*Task instructions*:
Extract the text of every entry below exactly; leave images out.

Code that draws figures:
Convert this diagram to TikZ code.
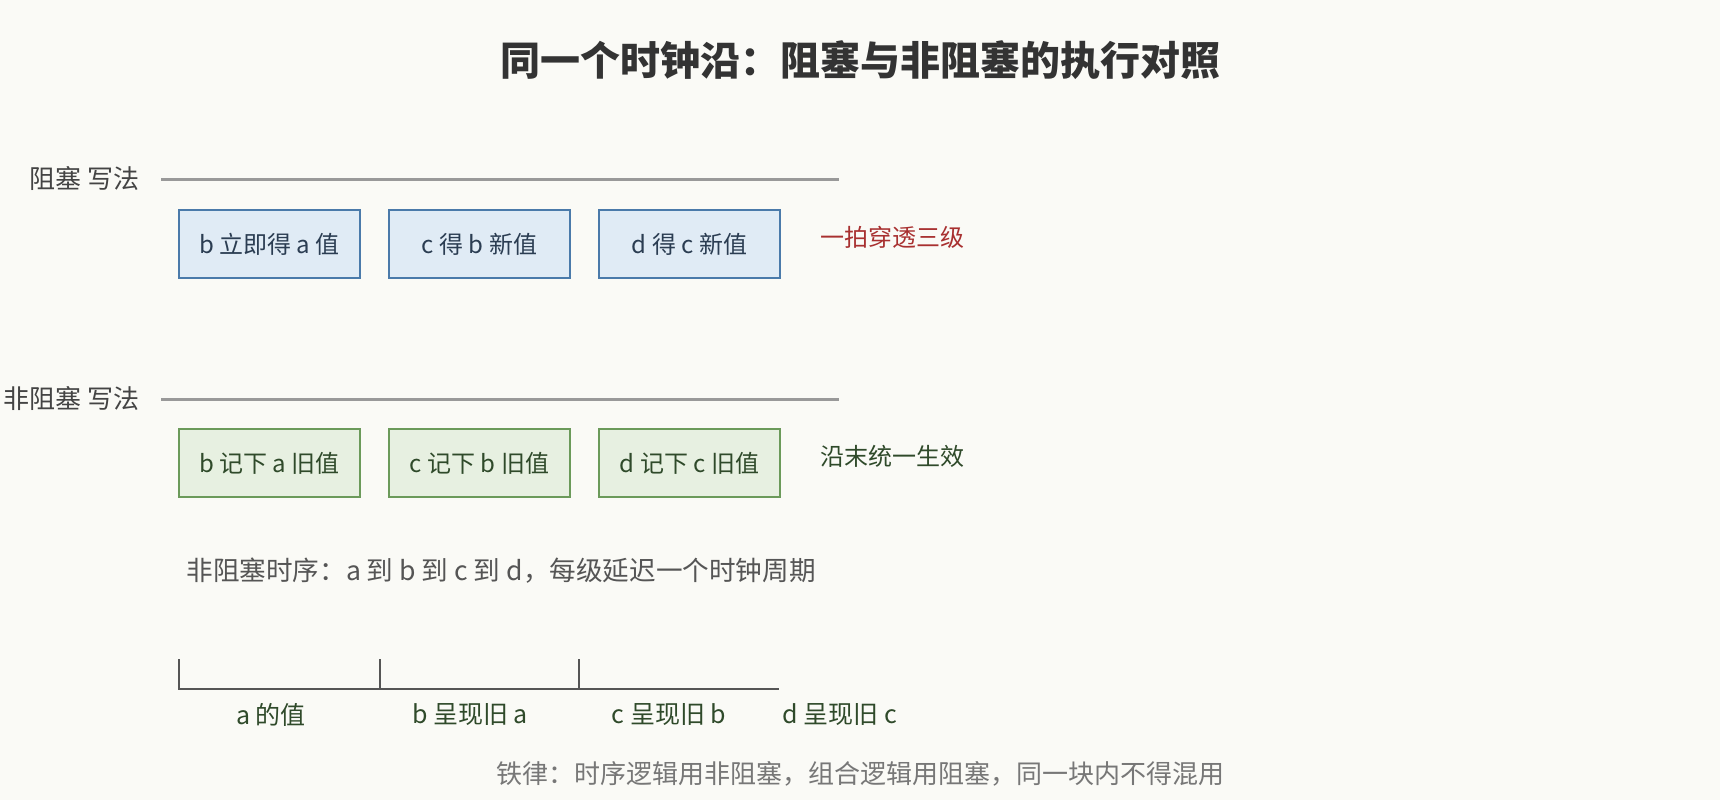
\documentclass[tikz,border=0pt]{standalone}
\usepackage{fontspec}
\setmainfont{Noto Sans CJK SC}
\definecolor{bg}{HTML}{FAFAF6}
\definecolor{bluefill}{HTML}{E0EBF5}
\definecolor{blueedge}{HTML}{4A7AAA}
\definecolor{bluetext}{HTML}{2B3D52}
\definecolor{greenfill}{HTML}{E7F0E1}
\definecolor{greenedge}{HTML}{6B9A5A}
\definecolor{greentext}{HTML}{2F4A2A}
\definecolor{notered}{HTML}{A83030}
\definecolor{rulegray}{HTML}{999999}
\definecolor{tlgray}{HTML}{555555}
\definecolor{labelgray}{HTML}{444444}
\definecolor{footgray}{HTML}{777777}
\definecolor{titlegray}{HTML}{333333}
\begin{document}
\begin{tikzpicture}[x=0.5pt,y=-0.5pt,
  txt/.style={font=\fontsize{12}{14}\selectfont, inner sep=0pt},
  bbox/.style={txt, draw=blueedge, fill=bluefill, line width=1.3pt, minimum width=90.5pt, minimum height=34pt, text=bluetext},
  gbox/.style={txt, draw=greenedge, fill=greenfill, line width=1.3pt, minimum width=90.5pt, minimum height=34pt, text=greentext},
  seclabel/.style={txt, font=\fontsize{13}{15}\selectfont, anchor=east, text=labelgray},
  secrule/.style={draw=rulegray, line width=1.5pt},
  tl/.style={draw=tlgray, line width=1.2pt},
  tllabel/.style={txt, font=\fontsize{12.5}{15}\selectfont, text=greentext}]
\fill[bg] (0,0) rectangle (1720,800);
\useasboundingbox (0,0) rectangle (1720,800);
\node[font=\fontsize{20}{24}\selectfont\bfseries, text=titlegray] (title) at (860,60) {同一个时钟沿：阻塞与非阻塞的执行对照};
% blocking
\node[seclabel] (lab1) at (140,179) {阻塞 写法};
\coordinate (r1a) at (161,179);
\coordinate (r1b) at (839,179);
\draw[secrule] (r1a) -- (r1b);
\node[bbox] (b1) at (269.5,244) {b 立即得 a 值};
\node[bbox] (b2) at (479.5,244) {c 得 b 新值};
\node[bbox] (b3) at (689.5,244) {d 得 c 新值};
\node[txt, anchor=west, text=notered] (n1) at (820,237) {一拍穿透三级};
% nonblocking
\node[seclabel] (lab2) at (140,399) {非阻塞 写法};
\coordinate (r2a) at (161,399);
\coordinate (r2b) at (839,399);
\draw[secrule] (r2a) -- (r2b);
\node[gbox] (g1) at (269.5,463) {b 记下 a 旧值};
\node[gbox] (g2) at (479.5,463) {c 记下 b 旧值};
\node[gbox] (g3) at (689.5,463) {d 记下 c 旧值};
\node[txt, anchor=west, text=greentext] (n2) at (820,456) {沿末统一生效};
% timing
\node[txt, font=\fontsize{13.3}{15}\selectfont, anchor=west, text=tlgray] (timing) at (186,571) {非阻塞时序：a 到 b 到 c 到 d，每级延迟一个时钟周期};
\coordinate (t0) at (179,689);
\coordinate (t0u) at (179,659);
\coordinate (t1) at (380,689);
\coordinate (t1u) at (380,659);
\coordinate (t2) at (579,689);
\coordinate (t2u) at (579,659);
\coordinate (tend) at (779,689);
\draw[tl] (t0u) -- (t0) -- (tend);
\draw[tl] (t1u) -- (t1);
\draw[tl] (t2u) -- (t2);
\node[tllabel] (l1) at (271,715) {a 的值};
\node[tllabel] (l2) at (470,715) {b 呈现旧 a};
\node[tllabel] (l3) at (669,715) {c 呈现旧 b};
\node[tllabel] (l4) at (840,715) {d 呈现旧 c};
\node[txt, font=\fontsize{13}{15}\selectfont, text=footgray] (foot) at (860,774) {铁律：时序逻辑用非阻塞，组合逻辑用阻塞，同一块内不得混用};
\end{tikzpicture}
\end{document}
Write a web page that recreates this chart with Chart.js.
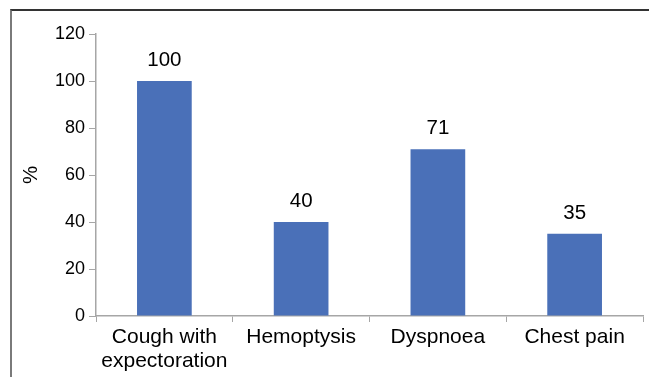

*Expected answer*:
Convert this diagram to TikZ code.
\documentclass[tikz,border=0pt]{standalone}
\usepackage{fontspec}
\setmainfont{Noto Sans CJK SC}
\definecolor{bg}{HTML}{FAFAF6}
\definecolor{bluefill}{HTML}{E0EBF5}
\definecolor{blueedge}{HTML}{4A7AAA}
\definecolor{bluetext}{HTML}{2B3D52}
\definecolor{greenfill}{HTML}{E7F0E1}
\definecolor{greenedge}{HTML}{6B9A5A}
\definecolor{greentext}{HTML}{2F4A2A}
\definecolor{notered}{HTML}{A83030}
\definecolor{rulegray}{HTML}{999999}
\definecolor{tlgray}{HTML}{555555}
\definecolor{labelgray}{HTML}{444444}
\definecolor{footgray}{HTML}{777777}
\definecolor{titlegray}{HTML}{333333}
\begin{document}
\begin{tikzpicture}[x=0.5pt,y=-0.5pt,
  txt/.style={font=\fontsize{12}{14}\selectfont, inner sep=0pt},
  bbox/.style={txt, draw=blueedge, fill=bluefill, line width=1.3pt, minimum width=90.5pt, minimum height=34pt, text=bluetext},
  gbox/.style={txt, draw=greenedge, fill=greenfill, line width=1.3pt, minimum width=90.5pt, minimum height=34pt, text=greentext},
  seclabel/.style={txt, font=\fontsize{13}{15}\selectfont, anchor=east, text=labelgray},
  secrule/.style={draw=rulegray, line width=1.5pt},
  tl/.style={draw=tlgray, line width=1.2pt},
  tllabel/.style={txt, font=\fontsize{12.5}{15}\selectfont, text=greentext}]
\fill[bg] (0,0) rectangle (1720,800);
\useasboundingbox (0,0) rectangle (1720,800);
\node[font=\fontsize{20}{24}\selectfont\bfseries, text=titlegray] (title) at (860,60) {同一个时钟沿：阻塞与非阻塞的执行对照};
% blocking
\node[seclabel] (lab1) at (140,179) {阻塞 写法};
\coordinate (r1a) at (161,179);
\coordinate (r1b) at (839,179);
\draw[secrule] (r1a) -- (r1b);
\node[bbox] (b1) at (269.5,244) {b 立即得 a 值};
\node[bbox] (b2) at (479.5,244) {c 得 b 新值};
\node[bbox] (b3) at (689.5,244) {d 得 c 新值};
\node[txt, anchor=west, text=notered] (n1) at (820,237) {一拍穿透三级};
% nonblocking
\node[seclabel] (lab2) at (140,399) {非阻塞 写法};
\coordinate (r2a) at (161,399);
\coordinate (r2b) at (839,399);
\draw[secrule] (r2a) -- (r2b);
\node[gbox] (g1) at (269.5,463) {b 记下 a 旧值};
\node[gbox] (g2) at (479.5,463) {c 记下 b 旧值};
\node[gbox] (g3) at (689.5,463) {d 记下 c 旧值};
\node[txt, anchor=west, text=greentext] (n2) at (820,456) {沿末统一生效};
% timing
\node[txt, font=\fontsize{13.3}{15}\selectfont, anchor=west, text=tlgray] (timing) at (186,571) {非阻塞时序：a 到 b 到 c 到 d，每级延迟一个时钟周期};
\coordinate (t0) at (179,689);
\coordinate (t0u) at (179,659);
\coordinate (t1) at (380,689);
\coordinate (t1u) at (380,659);
\coordinate (t2) at (579,689);
\coordinate (t2u) at (579,659);
\coordinate (tend) at (779,689);
\draw[tl] (t0u) -- (t0) -- (tend);
\draw[tl] (t1u) -- (t1);
\draw[tl] (t2u) -- (t2);
\node[tllabel] (l1) at (271,715) {a 的值};
\node[tllabel] (l2) at (470,715) {b 呈现旧 a};
\node[tllabel] (l3) at (669,715) {c 呈现旧 b};
\node[tllabel] (l4) at (840,715) {d 呈现旧 c};
\node[txt, font=\fontsize{13}{15}\selectfont, text=footgray] (foot) at (860,774) {铁律：时序逻辑用非阻塞，组合逻辑用阻塞，同一块内不得混用};
\end{tikzpicture}
\end{document}
Write a web page that recreates this chart with Chart.js.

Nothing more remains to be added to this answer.